In machine learning, diffusion models, also known as diffusion probabilistic models or score-based generative models, are a class of latent variablegenerative models. A diffusion model consists of three major components: the forward process, the reverse process, and the sampling procedure.[1] The goal of diffusion models is to learn a diffusion process for a given dataset, such that the process can generate new elements that are distributed similarly as the original dataset. A diffusion model models data as generated by a diffusion process, whereby a new datum performs a random walk with drift through the space of all possible data.[2] A trained diffusion model can be sampled in many ways, with different efficiency and quality.
There are various equivalent formalisms, including Markov chains, denoising diffusion probabilistic models, noise conditioned score networks, and stochastic differential equations.[3] They are typically trained using variational inference.[4] The model responsible for denoising is typically called its "backbone". The backbone may be of any kind, but they are typically U-nets or transformers.

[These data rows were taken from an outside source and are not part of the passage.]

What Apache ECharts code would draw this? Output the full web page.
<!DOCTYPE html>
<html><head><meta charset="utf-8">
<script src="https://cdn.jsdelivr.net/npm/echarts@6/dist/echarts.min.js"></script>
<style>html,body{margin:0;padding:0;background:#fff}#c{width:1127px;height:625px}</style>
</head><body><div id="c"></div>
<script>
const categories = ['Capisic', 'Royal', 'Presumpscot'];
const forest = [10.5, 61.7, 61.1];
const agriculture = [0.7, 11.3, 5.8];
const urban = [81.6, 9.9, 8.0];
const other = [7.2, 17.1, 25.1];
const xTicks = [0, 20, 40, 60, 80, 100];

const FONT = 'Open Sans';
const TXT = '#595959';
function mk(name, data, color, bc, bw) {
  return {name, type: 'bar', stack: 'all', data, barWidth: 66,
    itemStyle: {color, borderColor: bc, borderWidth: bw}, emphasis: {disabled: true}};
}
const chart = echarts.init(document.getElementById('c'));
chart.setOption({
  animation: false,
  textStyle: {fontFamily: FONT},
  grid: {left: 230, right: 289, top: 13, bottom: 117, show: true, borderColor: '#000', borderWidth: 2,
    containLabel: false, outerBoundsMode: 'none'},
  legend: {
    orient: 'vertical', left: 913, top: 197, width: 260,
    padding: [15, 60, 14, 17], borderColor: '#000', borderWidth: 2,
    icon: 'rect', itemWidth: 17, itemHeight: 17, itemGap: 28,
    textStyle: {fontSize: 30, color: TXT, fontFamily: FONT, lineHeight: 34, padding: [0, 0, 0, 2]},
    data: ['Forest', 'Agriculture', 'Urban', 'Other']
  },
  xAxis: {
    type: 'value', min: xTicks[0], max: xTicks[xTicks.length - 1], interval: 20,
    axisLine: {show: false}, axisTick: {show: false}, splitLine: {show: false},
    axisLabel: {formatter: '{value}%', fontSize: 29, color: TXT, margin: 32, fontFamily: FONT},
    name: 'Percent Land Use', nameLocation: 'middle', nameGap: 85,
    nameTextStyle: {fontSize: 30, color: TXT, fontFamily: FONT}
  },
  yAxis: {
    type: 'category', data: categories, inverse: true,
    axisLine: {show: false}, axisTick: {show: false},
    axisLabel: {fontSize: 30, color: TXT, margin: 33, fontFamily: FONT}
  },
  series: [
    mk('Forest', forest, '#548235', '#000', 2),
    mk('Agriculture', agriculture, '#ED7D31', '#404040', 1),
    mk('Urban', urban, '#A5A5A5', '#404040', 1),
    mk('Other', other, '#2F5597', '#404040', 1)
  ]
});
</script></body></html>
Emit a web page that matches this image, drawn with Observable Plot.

As of 2024[update], diffusion models are mainly used for computer vision tasks, including image denoising, inpainting, super-resolution, image generation, and video generation. These typically involves training a neural network to sequentially denoise images blurred with Gaussian noise.[2][5] The model is trained to reverse the process of adding noise to an image. After training to convergence, it can be used for image generation by starting with an image composed of random noise, and applying the network iteratively to denoise the image.
Diffusion-based image generators have seen widespread commercial interest, such as Stable Diffusion and DALL-E. These models typically combine diffusion models with other models, such as text-encoders and cross-attention modules to allow text-conditioned generation.[6]